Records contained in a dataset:
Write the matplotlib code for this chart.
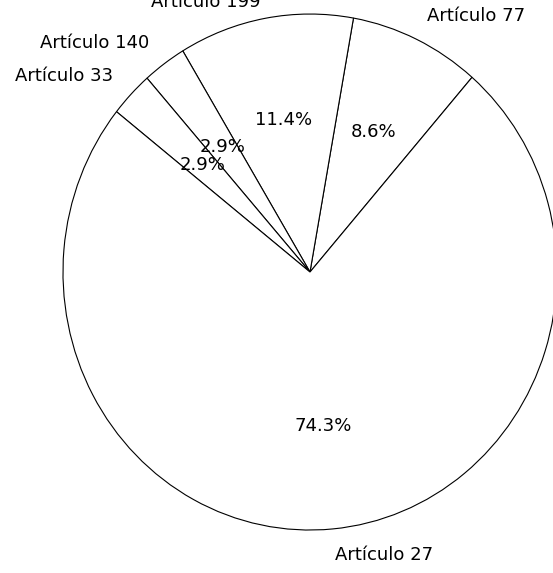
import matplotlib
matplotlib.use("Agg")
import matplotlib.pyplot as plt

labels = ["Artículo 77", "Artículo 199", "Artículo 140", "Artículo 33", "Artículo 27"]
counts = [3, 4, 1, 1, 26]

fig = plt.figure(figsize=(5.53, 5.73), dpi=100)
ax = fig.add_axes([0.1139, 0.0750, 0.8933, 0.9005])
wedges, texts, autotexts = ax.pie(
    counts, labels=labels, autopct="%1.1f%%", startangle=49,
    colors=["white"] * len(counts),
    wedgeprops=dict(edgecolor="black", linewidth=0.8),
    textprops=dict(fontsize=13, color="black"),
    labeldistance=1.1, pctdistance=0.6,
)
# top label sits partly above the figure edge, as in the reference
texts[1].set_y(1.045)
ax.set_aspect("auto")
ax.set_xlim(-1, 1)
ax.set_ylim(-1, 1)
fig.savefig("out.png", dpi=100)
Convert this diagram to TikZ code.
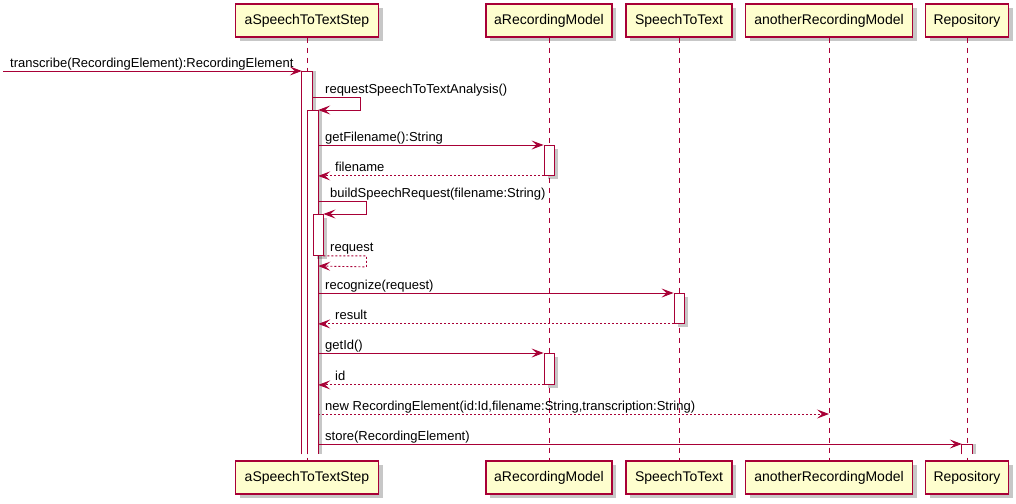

▶ _Problem_:
Copy out every line in the entries above that holds "code".

▶ _Full response_:
Write the matplotlib code for this chart.
Convert this diagram to TikZ code.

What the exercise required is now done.